Monday 28 April 2008

Breaking Standing by Forward Russia

Here's a track review for This Is Fake DIY. I'm never sure whether to persist with the band's artistic vision and type iForward, Russia! but, to be honest, I think it's a little unnecessary. Instead, I'll go straight and keep bands on a level typographic playing field.

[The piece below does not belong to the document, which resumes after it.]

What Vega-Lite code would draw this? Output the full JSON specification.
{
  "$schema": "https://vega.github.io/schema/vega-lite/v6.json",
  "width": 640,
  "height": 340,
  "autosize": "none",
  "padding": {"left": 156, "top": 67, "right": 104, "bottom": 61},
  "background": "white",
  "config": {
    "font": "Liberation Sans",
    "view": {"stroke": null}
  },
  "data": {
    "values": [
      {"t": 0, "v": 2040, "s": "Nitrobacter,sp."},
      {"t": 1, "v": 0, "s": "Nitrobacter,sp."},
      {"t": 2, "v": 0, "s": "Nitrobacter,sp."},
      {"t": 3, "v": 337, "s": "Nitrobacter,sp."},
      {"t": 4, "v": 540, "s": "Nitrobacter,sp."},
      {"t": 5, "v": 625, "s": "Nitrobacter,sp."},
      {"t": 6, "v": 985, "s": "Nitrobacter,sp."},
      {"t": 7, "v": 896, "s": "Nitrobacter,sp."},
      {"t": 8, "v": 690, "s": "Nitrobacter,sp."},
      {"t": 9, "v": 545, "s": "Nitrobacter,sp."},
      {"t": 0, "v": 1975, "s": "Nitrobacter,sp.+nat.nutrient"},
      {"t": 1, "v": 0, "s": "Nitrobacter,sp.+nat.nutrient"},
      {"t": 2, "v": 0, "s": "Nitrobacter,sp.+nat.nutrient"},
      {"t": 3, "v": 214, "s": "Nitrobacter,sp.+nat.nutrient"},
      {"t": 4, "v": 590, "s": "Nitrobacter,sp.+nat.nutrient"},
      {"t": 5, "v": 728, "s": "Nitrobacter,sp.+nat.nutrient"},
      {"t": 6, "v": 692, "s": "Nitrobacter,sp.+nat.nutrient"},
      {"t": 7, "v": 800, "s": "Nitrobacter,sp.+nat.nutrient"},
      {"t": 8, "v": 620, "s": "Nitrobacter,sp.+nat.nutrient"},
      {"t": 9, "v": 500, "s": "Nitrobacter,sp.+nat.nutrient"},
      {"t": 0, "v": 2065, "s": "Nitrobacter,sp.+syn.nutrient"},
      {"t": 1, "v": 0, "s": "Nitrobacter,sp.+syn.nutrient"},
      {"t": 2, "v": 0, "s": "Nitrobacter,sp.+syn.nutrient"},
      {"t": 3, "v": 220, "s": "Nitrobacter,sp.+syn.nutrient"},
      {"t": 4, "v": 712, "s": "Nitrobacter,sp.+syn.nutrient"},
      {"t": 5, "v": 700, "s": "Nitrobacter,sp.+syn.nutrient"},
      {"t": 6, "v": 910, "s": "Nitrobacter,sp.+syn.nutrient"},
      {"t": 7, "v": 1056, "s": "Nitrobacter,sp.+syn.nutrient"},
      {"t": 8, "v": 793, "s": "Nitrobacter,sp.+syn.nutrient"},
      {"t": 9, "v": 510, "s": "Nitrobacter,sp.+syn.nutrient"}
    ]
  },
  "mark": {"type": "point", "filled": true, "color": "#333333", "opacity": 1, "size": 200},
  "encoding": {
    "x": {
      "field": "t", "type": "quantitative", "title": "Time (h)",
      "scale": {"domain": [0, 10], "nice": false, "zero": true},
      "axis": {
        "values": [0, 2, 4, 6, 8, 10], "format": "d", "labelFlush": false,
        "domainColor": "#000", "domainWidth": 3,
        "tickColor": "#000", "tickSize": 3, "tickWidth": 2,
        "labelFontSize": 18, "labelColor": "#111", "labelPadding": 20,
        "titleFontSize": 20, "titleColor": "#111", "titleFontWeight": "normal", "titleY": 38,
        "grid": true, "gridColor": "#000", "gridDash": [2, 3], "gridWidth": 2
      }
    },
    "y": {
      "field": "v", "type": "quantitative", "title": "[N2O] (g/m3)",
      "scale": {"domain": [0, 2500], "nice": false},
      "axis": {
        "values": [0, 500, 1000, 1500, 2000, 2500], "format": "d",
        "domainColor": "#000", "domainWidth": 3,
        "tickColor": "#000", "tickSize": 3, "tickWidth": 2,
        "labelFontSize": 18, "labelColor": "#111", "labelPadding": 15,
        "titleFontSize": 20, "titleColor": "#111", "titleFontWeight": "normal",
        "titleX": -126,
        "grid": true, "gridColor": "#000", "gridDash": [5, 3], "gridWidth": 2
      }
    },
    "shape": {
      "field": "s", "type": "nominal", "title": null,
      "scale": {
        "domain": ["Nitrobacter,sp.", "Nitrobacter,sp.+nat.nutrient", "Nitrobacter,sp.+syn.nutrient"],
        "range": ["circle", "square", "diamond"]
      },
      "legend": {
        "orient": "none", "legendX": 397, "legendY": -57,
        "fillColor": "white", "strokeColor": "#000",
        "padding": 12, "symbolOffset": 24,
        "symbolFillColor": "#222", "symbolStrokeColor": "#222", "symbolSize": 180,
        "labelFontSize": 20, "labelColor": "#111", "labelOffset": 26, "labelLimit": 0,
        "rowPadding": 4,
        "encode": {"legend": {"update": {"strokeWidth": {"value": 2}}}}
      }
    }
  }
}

Leeds cottage industrialists Forward Russia have DIY artrock credentials and an interesting approach to typography. Yes, they’ve ditched the numbers and started using proper song titles. With words and all that. As titles go, Breaking Standing is a curious mixture of two continuous present verbs that is either a striking, poetic image or a pretentious nothing.
Lead single from sophomore album Life Processes, Breaking Standing is a muted fanfare to announce the band’s new material. Emerging from an icy expanse of juddering guitars, it sounds more like their Soviet-influenced contemporaries Bloc Party than ever before. Produced by Seattle-based Matt Bayles (who has previously worked with grunge deities Pearl Jam and Soundgarden), there is a near dehumanised gloss to the recording similar to Gang of Four. Perhaps, like their Leeds predecessors, this is another device to emphasise the artifice of the creative process.
For this new, sleeker direction, Forward Russia are focusing on the human body. ‘The bruises on the inside of your face, those pummelled blanches showed through your translucent skin’ coos singer Tom Woodhead. Yes, coos. He spent much of the band’s 2006 debut Give Me a Wall in a yelping hissy fit, but his vocal histrionics have been calmed.Overall, Breaking Standing is a recognisable yet more rational Forward Russia. It is not until the three and a half minute mark that Breaking Standing reaches a brief climactic barrage of angular guitars then swiftly disappears with Tom’s sighed ‘forever…’ Forward Russia have ordered their chaos, and sound all the wiser for doing so.